Dieser Beitrag ist auch als Audio-Podcast verfügbar.

Herr Braun, organisiert vom International Peace Bureau, dessen Vorsitzender Sie sind, findet vom 30. September bis 2. Oktober dieses Jahres in Berlin eine große internationale „Weltfriedenskonferenz“ statt, auf der sich die Friedensbewegung weltweit auf eine neue Strategie zur Abrüstung sowie gesellschaftlichen Transformation verständigen will. Warum diese Themen? Und warum ausgerechnet jetzt?

Es ist schon gegen den Zeitgeist weltweiter Aufrüstung, Modernisierung von Waffen, Krieg und Konfrontation, ausgerechnet weltweite Abrüstung und Umverteilung dieser Ressourcen zugunsten der globalen Herausforderungen als zentralen Punkt eines internationalen Kongresses anzusetzen.

Gleichwohl ist es absolut notwendig. Denn ohne einen Ausstieg aus der globalen Eskalationsspirale wird es nicht nur immer mehr Krieg und Zerstörung weltweit geben, sondern sind, das verschweigen unsere Leitmedien gern, auch die zentralen Fragen unserer Zeit nicht zu beantworten.

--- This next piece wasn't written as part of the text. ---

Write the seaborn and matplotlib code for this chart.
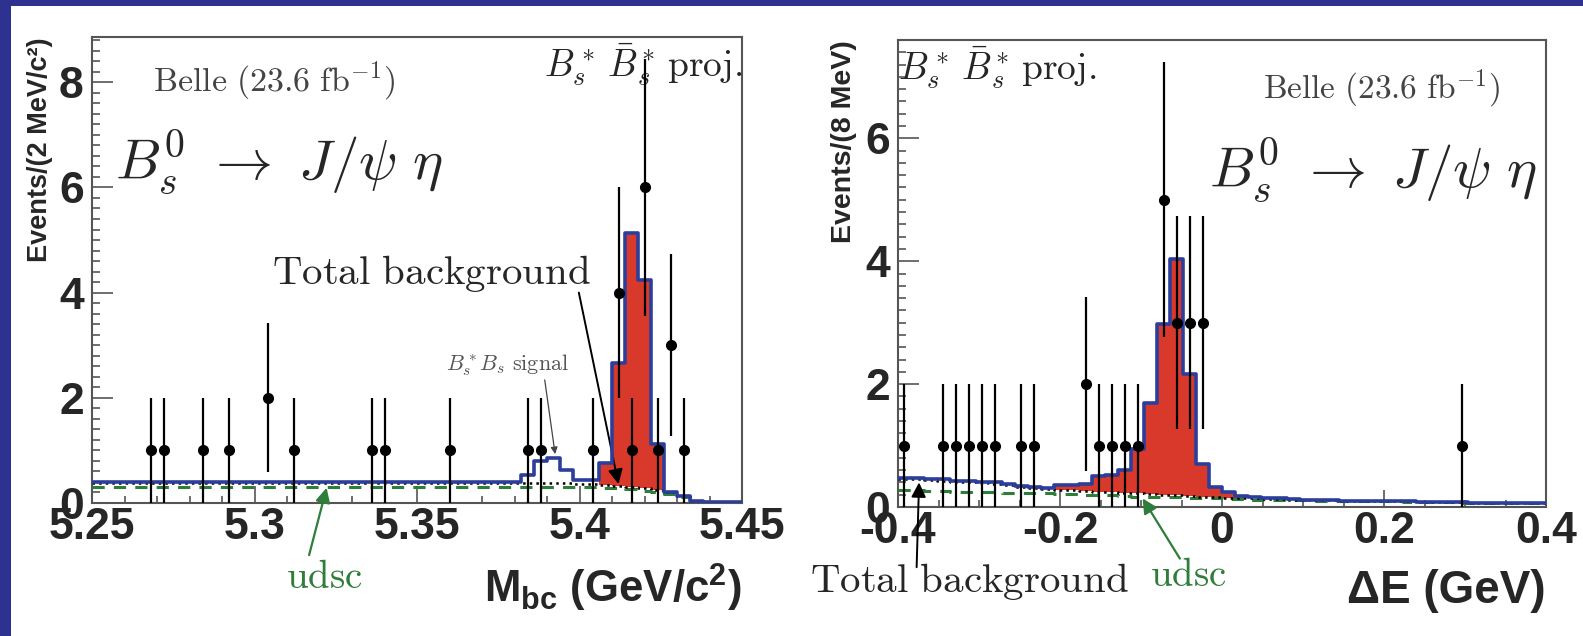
import numpy as np
import pandas as pd
import matplotlib
matplotlib.use("Agg")
import matplotlib.pyplot as plt
from matplotlib.patches import Rectangle
from matplotlib.ticker import MultipleLocator
import seaborn as sns

# M_bc projection, steps of 4 MeV from 5.25 to 5.45 (50 bins)
mbc_total = [0.39] * 33 + [0.53, 0.79, 0.85, 0.63, 0.44, 0.44, 0.76, 2.66, 5.13, 4.24,
                            1.12, 0.21, 0.14, 0.04, 0.01, 0.01, 0.01]
mbc_bkg = [0.38] * 37 + [0.37, 0.36, 0.35, 0.33, 0.31, 0.28, 0.24, 0.20, 0.13, 0.04,
                         0.01, 0.01, 0.01]
mbc_udsc = [0.31] * 37 + [0.30, 0.30, 0.29, 0.28, 0.26, 0.23, 0.20, 0.17, 0.11, 0.03,
                          0.01, 0.01, 0.01]
mbc_sig = [0.0] * 39 + [0.41, 2.33, 4.82, 3.96, 0.88] + [0.0] * 6
mbc_x = [5.268, 5.272, 5.284, 5.292, 5.304, 5.312, 5.336, 5.340, 5.360, 5.384, 5.388,
         5.404, 5.412, 5.416, 5.420, 5.424, 5.428, 5.432]
mbc_n = [1, 1, 1, 1, 2, 1, 1, 1, 1, 1, 1, 1, 4, 1, 6, 1, 3, 1]
mbc_ticks = [5.25, 5.30, 5.35, 5.40, 5.45]
mbc_ticklabels = ["5.25", "5.3", "5.35", "5.4", "5.45"]

# Delta E projection, steps of 16 MeV from -0.4 to 0.4 (50 bins)
de_total = [0.48, 0.47, 0.46, 0.45, 0.43, 0.42, 0.41, 0.40, 0.38, 0.34,
            0.32, 0.31, 0.35, 0.36, 0.37, 0.50, 0.52, 0.61, 0.94, 1.70,
            2.98, 4.04, 2.16, 0.70, 0.33, 0.25, 0.18, 0.17, 0.14, 0.14,
            0.13, 0.12, 0.12, 0.11, 0.10, 0.10, 0.10, 0.09, 0.09, 0.09,
            0.08, 0.08, 0.08, 0.08, 0.07, 0.07, 0.07, 0.07, 0.06, 0.06]
de_bkg = [0.46, 0.45, 0.44, 0.43, 0.41, 0.40, 0.39, 0.37, 0.35, 0.33,
          0.31, 0.29, 0.28, 0.27, 0.26, 0.25, 0.24, 0.23, 0.22, 0.21,
          0.20, 0.19, 0.18, 0.17, 0.16, 0.15, 0.14, 0.14, 0.13, 0.13,
          0.12, 0.12, 0.11, 0.11, 0.10, 0.10, 0.10, 0.09, 0.09, 0.09,
          0.08, 0.08, 0.08, 0.08, 0.07, 0.07, 0.07, 0.07, 0.06, 0.06]
de_udsc = [0.27, 0.27, 0.26, 0.26, 0.25, 0.25, 0.24, 0.24, 0.23, 0.23,
           0.22, 0.22, 0.21, 0.21, 0.20, 0.19, 0.19, 0.18, 0.17, 0.17,
           0.16, 0.16, 0.15, 0.15, 0.14, 0.13, 0.13, 0.12, 0.12, 0.11,
           0.11, 0.11, 0.10, 0.10, 0.10, 0.09, 0.09, 0.09, 0.09, 0.08,
           0.08, 0.08, 0.08, 0.07, 0.07, 0.07, 0.07, 0.06, 0.06, 0.06]
de_sig = [0.0] * 9 + [0.01, 0.01, 0.02, 0.07, 0.09, 0.11, 0.25, 0.28, 0.38, 0.72,
                      1.49, 2.78, 3.85, 1.98, 0.53, 0.17, 0.10, 0.04, 0.03] + [0.0] * 22
de_x = [-0.392, -0.344, -0.328, -0.312, -0.296, -0.280, -0.248, -0.232, -0.168,
        -0.152, -0.136, -0.120, -0.104, -0.072, -0.056, -0.040, -0.024, 0.296]
de_n = [1, 1, 1, 1, 1, 1, 1, 1, 2, 1, 1, 1, 1, 5, 3, 3, 3, 1]
de_ticks = [-0.4, -0.2, 0.0, 0.2, 0.4]
de_ticklabels = ["-0.4", "-0.2", "0", "0.2", "0.4"]

BLUE = "#2c3e9c"
RED = "#d9392b"
GREEN = "#2f7d3a"
FRAME = "#2d3190"

sns.set_style("white")
plt.rcParams["font.family"] = ["Liberation Sans", "DejaVu Sans"]
plt.rcParams["font.weight"] = "bold"
plt.rcParams["axes.labelweight"] = "bold"
plt.rcParams["axes.unicode_minus"] = False
plt.rcParams["mathtext.fontset"] = "custom"
plt.rcParams["mathtext.rm"] = "Liberation Sans:bold"
plt.rcParams["mathtext.it"] = "Liberation Sans:bold"
plt.rcParams["mathtext.bf"] = "Liberation Sans:bold"

fig = plt.figure(figsize=(15.83, 6.36), dpi=100)
fig.patch.set_facecolor(FRAME)
fig.add_artist(Rectangle((11 / 1583, 0), 1, 1 - 6 / 636, transform=fig.transFigure,
                         facecolor="white", edgecolor="none", zorder=-10))

ax1 = fig.add_axes([92 / 1583, 1 - 503 / 636, 650 / 1583, 466 / 636])
ax2 = fig.add_axes([898 / 1583, 1 - 507 / 636, 648 / 1583, 467 / 636])


def step_line(ax, centers, vals, edges, **kw):
    df = pd.DataFrame({"x": centers, "w": vals})
    sns.histplot(data=df, x="x", weights="w", bins=list(edges), element="step",
                 fill=False, ax=ax, **kw)


def draw_panel(ax, lo, hi, total, bkg, udsc, sig, xs, ns):
    edges = np.linspace(lo, hi, len(total) + 1)
    centers = 0.5 * (edges[:-1] + edges[1:])
    bkg = np.array(bkg)
    ax.stairs(bkg + np.array(sig), edges, baseline=bkg, fill=True,
              color=RED, zorder=2)
    step_line(ax, centers, udsc, edges, color=GREEN, linewidth=2.2,
              linestyle=(0, (4, 3)), zorder=3)
    step_line(ax, centers, bkg, edges, color="black", linewidth=1.8,
              linestyle=":", zorder=3)
    step_line(ax, centers, total, edges, color=BLUE, linewidth=2.6, zorder=4)
    ns = np.array(ns)
    ax.errorbar(xs, ns, yerr=np.sqrt(ns), fmt="o", color="black", ms=7,
                elinewidth=1.6, capsize=0, zorder=5)
    ax.set_xlim(lo, hi)


draw_panel(ax1, 5.25, 5.45, mbc_total, mbc_bkg, mbc_udsc, mbc_sig, mbc_x, mbc_n)
draw_panel(ax2, -0.4, 0.4, de_total, de_bkg, de_udsc, de_sig, de_x, de_n)
ax1.set_ylim(0, 8.86)
ax2.set_ylim(0, 7.6)

ax1.set_xticks(mbc_ticks)
ax1.set_xticklabels(mbc_ticklabels)
ax1.xaxis.set_minor_locator(MultipleLocator(0.01))
ax1.set_yticks([0, 2, 4, 6, 8])
ax2.set_xticks(de_ticks)
ax2.set_xticklabels(de_ticklabels)
ax2.xaxis.set_minor_locator(MultipleLocator(0.05))
ax2.set_yticks([0, 2, 4, 6])

for ax in (ax1, ax2):
    ax.yaxis.set_minor_locator(MultipleLocator(0.2))
    for s in ax.spines.values():
        s.set_visible(True)
        s.set_color("#555555")
        s.set_linewidth(1.5)
    ax.tick_params(which="both", direction="in", color="#555555", width=1.2,
                   top=False, right=False, bottom=True, left=True)
    ax.tick_params(axis="y", which="major", length=15, pad=6, labelsize=32)
    ax.tick_params(axis="y", which="minor", length=6)
    ax.tick_params(axis="x", which="major", length=12, pad=3, labelsize=32)
    ax.tick_params(axis="x", which="minor", length=5)

ax1.set_ylabel("Events/(2 MeV/c²)", loc="top", fontsize=19.5, fontweight="bold",
               labelpad=4)
ax2.set_ylabel("Events/(8 MeV)", loc="top", fontsize=20.5, fontweight="bold",
               labelpad=6)
ax1.set_xlabel(r"M$_{\mathrm{bc}}$ (GeV/c$^{\mathrm{2}}$)", loc="right", fontsize=31.5,
               fontweight="bold", labelpad=10)
ax2.set_xlabel("ΔE (GeV)", loc="right", fontsize=33, fontweight="bold", labelpad=12)

cm = dict(math_fontfamily="cm")
arrow = dict(arrowstyle="-|>", color="black", lw=1.4, shrinkA=0, shrinkB=0,
             mutation_scale=22)
green_arrow = dict(arrowstyle="-|>", color=GREEN, lw=1.6, shrinkA=0, shrinkB=0,
                   mutation_scale=22)
decay = r"$B_s^0\ \rightarrow\ J/\psi\ \eta$"
proj = r"$B_s^*\,\bar{B}_s^*\,\mathrm{proj.}$"
belle = r"$\mathrm{Belle\ (23.6\ fb}^{-1}\mathrm{)}$"

# left panel texts
ax1.text(0.094, 0.906, belle, transform=ax1.transAxes, fontsize=24.5, color="#444444",
         va="center", ha="left", **cm)
ax1.text(0.036, 0.73, decay, transform=ax1.transAxes, fontsize=41, va="center",
         ha="left", **cm)
ax1.text(1.0, 0.94, proj, transform=ax1.transAxes, fontsize=27, va="center",
         ha="right", **cm)
ax1.text(5.3546, 4.36, r"$\mathrm{Total\ background}$", fontsize=29.5, va="center",
         ha="center", **cm)
ax1.annotate("", xy=(5.4120, 0.36), xytext=(5.3998, 4.0), arrowprops=arrow)
ax1.text(5.3779, 2.62, r"$B_s^*B_s\ \mathrm{signal}$", fontsize=16, color="#555555",
         va="center", ha="center", **cm)
ax1.annotate("", xy=(5.3925, 0.93), xytext=(5.3893, 2.34),
             arrowprops=dict(arrowstyle="-|>", color="#444444", lw=0.9, shrinkA=0,
                             shrinkB=0, mutation_scale=10))
ax1.text(5.3214, -1.42, r"$\mathrm{udsc}$", fontsize=28, color=GREEN, va="center",
         ha="center", **cm)
ax1.annotate("", xy=(5.3222, 0.29), xytext=(5.3168, -0.99), annotation_clip=False,
             arrowprops=green_arrow)

# right panel texts
ax2.text(0.0, 0.94, proj, transform=ax2.transAxes, fontsize=27, va="center",
         ha="left", **cm)
ax2.text(0.564, 0.895, belle, transform=ax2.transAxes, fontsize=24, color="#444444",
         va="center", ha="left", **cm)
ax2.text(0.48, 0.72, decay, transform=ax2.transAxes, fontsize=41, va="center",
         ha="left", **cm)
ax2.text(-0.509, -1.22, r"$\mathrm{Total\ background}$", fontsize=29.5, va="center",
         ha="left", **cm)
ax2.annotate("", xy=(-0.374, 0.40), xytext=(-0.377, -0.98), annotation_clip=False,
             arrowprops=arrow)
ax2.text(-0.042, -1.12, r"$\mathrm{udsc}$", fontsize=28, color=GREEN, va="center",
         ha="center", **cm)
ax2.annotate("", xy=(-0.098, 0.14), xytext=(-0.052, -0.84), annotation_clip=False,
             arrowprops=green_arrow)

fig.savefig("out.png", dpi=100)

Angesichts der 1.700 Milliarden Dollar Rüstungsausgaben auf der einen und fast einer Milliarde hungernder Menschen, weltweiter Armut, dramatischen Klimaveränderungen und fehlenden Zugängen zu Wasser und sanitären Einrichtungen weltweit, gar nicht zu sprechen von fehlenden Mitteln für Gesundheitswesen und Bildung auf der anderen Seite, ist den meisten Menschen allerdings umgehend klar, dass die immensen Aufwendungen, die bisher in die Militarisierung fließen, im sozioökologischen Bereich dringend benötigt und deutlich sinnvoller einzusetzen sind.

Wir verhandeln auf unserem Kongress daher nicht mehr und nicht weniger als Strategien einer globalen Transformation jenseits immer weiterer Militarisierung und Krieg. Und dazu haben wir und Wissenschaftler und Querdenker, Friedensforscher und Aktivisten aus der ganzen Welt nach Berlin eingeladen.

Sie wollen auf dem Kongress also mal eben so die Antworten auf die wichtigsten Fragen der Zeit entwickeln, an denen die Politik seit Jahrzehnten verzweifelt und versagt? Rüstung weg, Sozialstaat rauf und Umwelt retten – ist das nicht ein wenig sehr … schlicht?

Ein Kongress kann immer nur Anstöße geben für etwas, was in der Luft liegt oder mithelfen, eine Idee materielle Gewalt werden zu lassen. Die Welt kann sich angesichts der sozialen und ökologischen Entwicklung den Militarismus einfach nicht mehr leisten.

Dabei meine ich vor allem die Milliarden an arbeitenden, arbeitslosen und prekär lebenden Menschen, die eben die 99 Prozent der Weltbevölkerung ausmachen, und denen Aufrüstung und Militarisierung ausschließlich schaden, während sie dem oberen einem Prozent nutzt und dazu dient, Profite und Vorherrschaft abzusichern.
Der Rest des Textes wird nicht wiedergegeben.